After all, what’s the worst that could happen: that they might have to give back some of their ill-gotten gains? What fraudster wouldn’t take a bet like that?
Means, Motive, and Opportunity
Yes, the settlement figures have grown larger, even after accounting for the vaporous nature of “soft money” consumer relief. That’s a good thing. But the key matters of motive, means and opportunity still remain largely unaddressed.
The “High Speed Swim Lane” was designed to streamline fraud, and to reward employees for putting as much trashy business on the books as possible without regard for the consequences. In other words, it simply stated openly what has always been implicit in Wall Street’s incentive packages. Those packages are changing, but far too slowly. Bankers still have the financial motivation to do wrong.
They also have the means. The ratings “agencies” that were deeply complicit in big-bank fraud are still in place. The government still relies on ludicrous ideas about “self-policing.” And bankers still have MERS, the database and false-front company that Wall Street created to avoid state and municipal laws, taxes, and regulations.

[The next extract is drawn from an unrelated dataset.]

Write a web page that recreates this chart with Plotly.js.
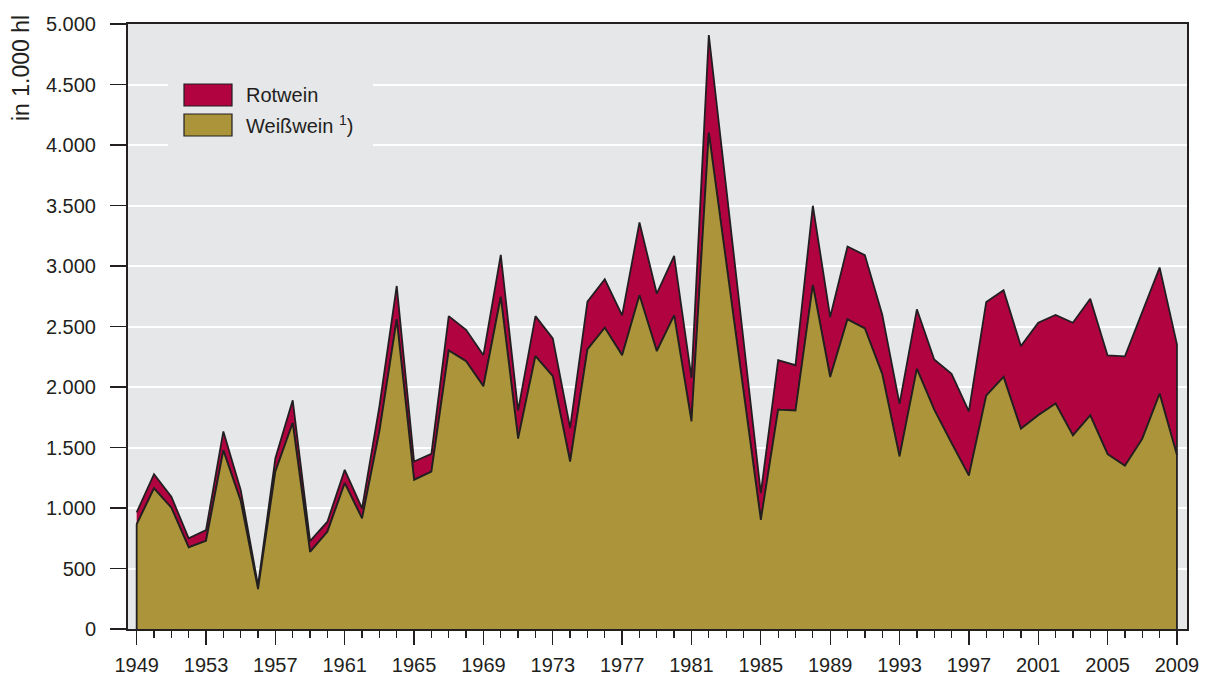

MERS is to mortgage fraud what a skeleton key is to burglary, and it’s still in the wrong hands.
One last thing: There will be those who suggest that it’s unfair to make Bank of America pay a fine that also covers crimes committed by Countrywide, which it acquired in 2008. Countrywide had long been known as the sleaziest bottom-feeder in the mortgage industry. But, as regulators noted in a 2011 lawsuit, Countrywide’s CEO thought that at least one bank was more venal and reckless than his own.
The name of that institution? Bank of America.
Spare your sympathy for somebody who deserves it.